Given task: The listing below contains a span that opens with the line containing "Rebuild this chart" and closes with the line containing "55, 65, 78]". Return that span exactly.

Excerpt from a dataset:
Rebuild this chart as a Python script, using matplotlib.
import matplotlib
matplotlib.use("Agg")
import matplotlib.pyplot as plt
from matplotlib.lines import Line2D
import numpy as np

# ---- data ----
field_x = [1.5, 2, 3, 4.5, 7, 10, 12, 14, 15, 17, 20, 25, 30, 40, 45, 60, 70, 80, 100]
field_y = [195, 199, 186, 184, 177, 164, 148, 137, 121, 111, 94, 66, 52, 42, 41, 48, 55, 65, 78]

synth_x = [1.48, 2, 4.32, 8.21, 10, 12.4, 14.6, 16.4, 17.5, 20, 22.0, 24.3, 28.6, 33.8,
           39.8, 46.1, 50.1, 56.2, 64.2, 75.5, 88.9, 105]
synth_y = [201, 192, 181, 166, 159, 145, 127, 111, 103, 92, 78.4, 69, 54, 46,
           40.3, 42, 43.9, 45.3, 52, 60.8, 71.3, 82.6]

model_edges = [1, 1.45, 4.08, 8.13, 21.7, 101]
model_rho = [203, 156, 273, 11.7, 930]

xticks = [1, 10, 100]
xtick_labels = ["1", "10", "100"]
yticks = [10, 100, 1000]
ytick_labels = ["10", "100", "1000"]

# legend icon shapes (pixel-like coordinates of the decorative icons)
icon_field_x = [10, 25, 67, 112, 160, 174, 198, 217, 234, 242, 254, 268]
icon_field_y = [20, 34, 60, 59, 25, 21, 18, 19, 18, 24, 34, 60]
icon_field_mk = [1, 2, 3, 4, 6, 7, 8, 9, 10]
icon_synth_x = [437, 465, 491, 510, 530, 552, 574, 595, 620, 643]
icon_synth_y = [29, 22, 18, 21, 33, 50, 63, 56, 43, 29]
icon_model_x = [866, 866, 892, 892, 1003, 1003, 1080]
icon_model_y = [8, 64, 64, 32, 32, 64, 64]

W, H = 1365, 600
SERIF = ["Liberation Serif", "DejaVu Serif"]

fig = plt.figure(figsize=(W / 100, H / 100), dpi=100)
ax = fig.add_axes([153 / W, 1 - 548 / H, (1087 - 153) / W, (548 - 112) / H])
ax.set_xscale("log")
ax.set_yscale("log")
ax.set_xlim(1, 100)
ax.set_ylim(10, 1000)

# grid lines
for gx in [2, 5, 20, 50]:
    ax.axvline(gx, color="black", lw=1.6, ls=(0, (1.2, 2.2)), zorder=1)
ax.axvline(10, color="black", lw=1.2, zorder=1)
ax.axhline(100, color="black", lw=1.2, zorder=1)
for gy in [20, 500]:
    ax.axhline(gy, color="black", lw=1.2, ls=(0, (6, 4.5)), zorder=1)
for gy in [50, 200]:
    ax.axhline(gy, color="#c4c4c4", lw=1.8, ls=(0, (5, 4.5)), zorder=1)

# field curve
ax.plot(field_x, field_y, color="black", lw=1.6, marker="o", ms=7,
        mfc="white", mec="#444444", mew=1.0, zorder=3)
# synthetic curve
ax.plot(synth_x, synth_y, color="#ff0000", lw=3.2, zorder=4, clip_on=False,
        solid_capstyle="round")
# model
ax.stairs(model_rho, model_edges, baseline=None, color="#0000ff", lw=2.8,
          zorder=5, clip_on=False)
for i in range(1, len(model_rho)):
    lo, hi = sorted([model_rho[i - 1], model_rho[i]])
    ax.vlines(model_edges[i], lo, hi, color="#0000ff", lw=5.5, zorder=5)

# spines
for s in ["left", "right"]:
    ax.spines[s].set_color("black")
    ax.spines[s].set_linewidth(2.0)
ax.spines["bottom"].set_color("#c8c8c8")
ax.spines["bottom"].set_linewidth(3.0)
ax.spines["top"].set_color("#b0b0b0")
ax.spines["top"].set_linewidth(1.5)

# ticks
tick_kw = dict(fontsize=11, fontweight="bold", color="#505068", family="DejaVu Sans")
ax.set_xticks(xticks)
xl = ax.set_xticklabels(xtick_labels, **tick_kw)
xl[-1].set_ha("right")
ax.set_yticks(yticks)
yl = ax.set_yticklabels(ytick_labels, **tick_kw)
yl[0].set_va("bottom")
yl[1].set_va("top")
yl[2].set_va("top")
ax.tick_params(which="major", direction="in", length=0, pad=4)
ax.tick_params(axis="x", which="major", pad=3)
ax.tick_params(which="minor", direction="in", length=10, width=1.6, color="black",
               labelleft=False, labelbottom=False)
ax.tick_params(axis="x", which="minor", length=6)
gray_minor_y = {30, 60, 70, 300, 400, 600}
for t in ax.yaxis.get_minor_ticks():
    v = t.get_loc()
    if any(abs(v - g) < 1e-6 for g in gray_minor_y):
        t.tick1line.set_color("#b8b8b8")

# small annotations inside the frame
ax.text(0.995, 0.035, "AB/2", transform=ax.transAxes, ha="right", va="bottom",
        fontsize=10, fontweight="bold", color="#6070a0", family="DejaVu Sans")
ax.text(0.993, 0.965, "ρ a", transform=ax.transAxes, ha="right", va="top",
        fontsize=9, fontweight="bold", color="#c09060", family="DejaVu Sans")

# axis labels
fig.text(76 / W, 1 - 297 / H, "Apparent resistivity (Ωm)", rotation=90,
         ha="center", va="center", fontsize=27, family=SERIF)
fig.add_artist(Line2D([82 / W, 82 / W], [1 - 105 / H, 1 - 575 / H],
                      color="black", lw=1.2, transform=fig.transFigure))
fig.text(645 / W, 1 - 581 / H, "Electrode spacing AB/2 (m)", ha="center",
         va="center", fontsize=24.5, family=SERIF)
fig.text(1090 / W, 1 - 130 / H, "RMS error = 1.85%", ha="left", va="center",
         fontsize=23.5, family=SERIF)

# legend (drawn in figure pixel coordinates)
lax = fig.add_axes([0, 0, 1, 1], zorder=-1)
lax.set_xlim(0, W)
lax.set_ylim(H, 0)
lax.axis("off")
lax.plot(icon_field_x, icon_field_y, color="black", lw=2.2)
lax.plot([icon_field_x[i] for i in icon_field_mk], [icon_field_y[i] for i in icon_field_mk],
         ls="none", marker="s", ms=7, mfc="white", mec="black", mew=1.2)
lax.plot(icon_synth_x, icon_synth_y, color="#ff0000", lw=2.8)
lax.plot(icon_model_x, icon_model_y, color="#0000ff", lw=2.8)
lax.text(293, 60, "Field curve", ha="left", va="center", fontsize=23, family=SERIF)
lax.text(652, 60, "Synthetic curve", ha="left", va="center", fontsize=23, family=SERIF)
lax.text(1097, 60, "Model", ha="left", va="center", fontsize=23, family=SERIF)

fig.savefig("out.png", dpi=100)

--

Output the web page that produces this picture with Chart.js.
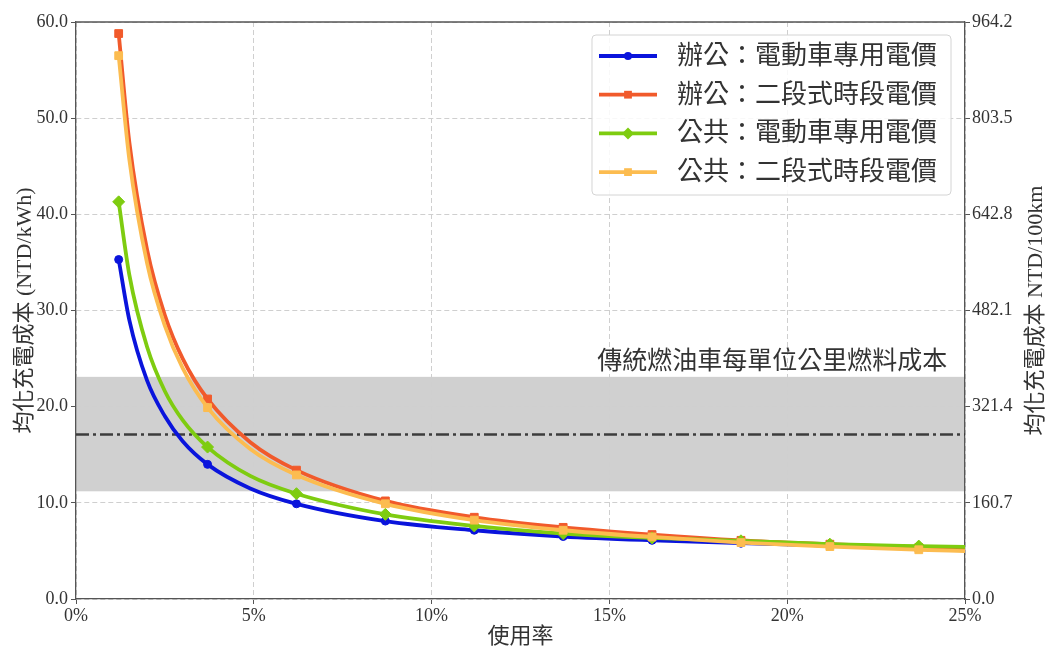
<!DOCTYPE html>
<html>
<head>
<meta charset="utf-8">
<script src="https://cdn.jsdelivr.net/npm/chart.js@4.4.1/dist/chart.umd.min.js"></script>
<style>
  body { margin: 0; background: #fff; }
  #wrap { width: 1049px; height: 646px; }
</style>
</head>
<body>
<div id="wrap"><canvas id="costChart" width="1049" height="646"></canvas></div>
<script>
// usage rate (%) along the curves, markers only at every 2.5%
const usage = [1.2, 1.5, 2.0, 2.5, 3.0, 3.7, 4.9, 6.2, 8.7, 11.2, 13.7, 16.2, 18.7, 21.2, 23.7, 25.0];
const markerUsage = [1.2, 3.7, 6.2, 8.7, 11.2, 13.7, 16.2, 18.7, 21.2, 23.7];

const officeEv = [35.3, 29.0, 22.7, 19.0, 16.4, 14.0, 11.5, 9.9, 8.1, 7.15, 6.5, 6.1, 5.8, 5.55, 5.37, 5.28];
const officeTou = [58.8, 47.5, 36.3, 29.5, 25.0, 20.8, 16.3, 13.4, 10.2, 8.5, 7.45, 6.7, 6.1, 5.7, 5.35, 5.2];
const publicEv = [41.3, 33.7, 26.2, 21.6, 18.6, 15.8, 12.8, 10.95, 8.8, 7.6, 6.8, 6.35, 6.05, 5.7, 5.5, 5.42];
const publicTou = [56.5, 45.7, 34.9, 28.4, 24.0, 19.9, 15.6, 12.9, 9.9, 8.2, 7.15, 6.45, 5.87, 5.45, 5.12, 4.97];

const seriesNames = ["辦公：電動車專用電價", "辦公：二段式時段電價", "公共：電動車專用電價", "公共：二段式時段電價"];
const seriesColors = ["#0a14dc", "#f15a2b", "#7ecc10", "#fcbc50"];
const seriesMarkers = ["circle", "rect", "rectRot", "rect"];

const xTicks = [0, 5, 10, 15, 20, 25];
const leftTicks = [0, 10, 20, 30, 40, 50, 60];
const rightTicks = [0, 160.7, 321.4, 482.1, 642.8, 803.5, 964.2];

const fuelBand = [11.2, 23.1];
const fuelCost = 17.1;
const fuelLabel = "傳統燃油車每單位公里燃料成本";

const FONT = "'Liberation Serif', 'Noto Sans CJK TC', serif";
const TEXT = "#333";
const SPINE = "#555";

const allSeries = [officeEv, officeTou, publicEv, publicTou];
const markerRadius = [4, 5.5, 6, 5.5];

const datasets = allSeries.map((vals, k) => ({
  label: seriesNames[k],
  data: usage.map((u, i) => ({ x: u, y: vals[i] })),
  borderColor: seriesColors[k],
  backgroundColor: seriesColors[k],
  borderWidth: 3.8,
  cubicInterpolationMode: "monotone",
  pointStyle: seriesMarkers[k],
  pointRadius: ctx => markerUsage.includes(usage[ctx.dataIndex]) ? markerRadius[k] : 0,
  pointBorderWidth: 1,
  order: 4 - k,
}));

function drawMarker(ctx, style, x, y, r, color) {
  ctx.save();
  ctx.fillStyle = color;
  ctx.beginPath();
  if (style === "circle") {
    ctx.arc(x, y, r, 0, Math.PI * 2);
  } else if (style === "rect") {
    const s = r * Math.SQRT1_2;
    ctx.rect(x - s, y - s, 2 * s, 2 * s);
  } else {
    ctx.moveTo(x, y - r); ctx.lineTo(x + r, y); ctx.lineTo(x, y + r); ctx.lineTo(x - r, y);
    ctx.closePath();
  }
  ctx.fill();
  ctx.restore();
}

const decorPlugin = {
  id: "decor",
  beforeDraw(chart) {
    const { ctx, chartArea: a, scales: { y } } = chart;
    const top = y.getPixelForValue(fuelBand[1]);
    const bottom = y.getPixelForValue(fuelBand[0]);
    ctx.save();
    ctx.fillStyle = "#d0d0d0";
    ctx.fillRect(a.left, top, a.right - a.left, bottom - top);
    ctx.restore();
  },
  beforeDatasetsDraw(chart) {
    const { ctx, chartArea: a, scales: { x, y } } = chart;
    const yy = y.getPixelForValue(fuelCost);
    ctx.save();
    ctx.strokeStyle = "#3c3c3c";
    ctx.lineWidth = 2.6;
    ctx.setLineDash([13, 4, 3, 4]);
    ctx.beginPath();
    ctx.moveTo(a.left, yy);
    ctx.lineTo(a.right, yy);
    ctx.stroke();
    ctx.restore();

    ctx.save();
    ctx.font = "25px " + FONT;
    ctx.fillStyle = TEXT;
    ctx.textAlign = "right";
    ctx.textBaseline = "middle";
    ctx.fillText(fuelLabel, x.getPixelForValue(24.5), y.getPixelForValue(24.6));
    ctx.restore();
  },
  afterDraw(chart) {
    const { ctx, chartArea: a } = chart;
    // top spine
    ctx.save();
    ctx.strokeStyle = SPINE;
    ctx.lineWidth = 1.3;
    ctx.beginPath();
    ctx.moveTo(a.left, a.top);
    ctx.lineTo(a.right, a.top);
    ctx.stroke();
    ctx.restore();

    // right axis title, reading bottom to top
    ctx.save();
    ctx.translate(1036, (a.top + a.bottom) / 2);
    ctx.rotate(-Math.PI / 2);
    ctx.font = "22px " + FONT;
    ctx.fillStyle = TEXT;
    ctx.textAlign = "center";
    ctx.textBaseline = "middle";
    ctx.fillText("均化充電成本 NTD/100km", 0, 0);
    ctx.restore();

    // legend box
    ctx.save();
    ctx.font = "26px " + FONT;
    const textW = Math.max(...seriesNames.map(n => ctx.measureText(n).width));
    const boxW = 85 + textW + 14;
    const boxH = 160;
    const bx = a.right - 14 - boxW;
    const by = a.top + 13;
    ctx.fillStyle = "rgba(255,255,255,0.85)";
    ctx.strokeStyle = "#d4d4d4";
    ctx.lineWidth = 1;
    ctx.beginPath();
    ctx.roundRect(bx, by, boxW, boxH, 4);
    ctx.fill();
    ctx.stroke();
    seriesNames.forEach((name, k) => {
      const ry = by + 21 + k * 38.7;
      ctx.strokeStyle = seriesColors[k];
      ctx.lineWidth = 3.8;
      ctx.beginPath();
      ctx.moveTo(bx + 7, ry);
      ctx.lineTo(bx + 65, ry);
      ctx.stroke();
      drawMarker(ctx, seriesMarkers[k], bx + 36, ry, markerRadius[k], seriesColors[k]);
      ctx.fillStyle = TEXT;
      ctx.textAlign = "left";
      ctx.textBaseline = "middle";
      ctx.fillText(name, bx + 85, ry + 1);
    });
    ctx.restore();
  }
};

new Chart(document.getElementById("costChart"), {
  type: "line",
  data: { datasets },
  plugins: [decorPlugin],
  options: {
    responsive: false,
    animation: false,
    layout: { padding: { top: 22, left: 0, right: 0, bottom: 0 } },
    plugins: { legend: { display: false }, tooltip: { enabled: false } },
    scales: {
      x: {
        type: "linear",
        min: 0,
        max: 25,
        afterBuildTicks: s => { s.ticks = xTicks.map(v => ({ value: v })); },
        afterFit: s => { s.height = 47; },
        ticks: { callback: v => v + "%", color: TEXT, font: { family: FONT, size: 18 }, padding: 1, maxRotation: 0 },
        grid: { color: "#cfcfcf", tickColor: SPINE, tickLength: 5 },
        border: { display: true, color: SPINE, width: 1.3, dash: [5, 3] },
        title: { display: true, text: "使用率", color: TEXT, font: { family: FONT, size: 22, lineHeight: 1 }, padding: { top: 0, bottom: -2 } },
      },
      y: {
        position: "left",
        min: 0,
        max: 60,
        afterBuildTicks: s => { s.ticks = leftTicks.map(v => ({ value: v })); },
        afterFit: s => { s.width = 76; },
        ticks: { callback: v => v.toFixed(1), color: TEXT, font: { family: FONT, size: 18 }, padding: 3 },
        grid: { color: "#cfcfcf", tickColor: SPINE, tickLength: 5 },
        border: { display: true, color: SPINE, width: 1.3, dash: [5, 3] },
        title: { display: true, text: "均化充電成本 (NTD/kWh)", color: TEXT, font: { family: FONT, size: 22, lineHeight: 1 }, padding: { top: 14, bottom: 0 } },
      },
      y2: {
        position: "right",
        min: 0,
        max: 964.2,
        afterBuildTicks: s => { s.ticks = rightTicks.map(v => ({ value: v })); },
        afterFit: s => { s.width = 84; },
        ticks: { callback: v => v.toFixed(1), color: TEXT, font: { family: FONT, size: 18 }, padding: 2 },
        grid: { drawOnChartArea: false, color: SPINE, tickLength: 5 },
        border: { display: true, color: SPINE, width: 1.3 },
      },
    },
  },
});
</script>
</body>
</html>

...

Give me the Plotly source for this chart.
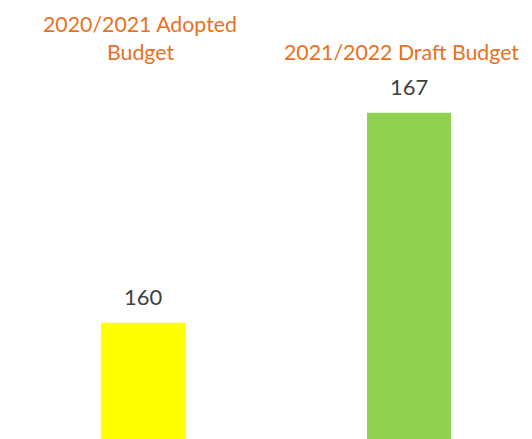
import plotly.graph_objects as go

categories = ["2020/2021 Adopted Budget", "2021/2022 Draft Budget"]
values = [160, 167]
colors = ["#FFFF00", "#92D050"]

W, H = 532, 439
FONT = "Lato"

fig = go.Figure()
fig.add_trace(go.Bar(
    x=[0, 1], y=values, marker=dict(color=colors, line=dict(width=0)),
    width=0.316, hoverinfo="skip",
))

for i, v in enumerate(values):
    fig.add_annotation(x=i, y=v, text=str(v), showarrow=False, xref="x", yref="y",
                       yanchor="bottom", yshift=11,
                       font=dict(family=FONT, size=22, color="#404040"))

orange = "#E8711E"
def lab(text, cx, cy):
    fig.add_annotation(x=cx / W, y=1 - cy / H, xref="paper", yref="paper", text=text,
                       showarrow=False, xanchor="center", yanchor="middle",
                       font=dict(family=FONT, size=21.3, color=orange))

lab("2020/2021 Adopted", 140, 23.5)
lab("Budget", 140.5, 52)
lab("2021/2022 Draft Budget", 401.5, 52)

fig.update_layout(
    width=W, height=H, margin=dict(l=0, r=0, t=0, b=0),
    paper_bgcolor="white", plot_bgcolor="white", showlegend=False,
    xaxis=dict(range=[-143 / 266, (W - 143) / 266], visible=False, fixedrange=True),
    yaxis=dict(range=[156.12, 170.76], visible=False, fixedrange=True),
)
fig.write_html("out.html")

Task solution:
Rebuild this chart as a Python script, using matplotlib.
import matplotlib
matplotlib.use("Agg")
import matplotlib.pyplot as plt
from matplotlib.lines import Line2D
import numpy as np

# ---- data ----
field_x = [1.5, 2, 3, 4.5, 7, 10, 12, 14, 15, 17, 20, 25, 30, 40, 45, 60, 70, 80, 100]
field_y = [195, 199, 186, 184, 177, 164, 148, 137, 121, 111, 94, 66, 52, 42, 41, 48, 55, 65, 78]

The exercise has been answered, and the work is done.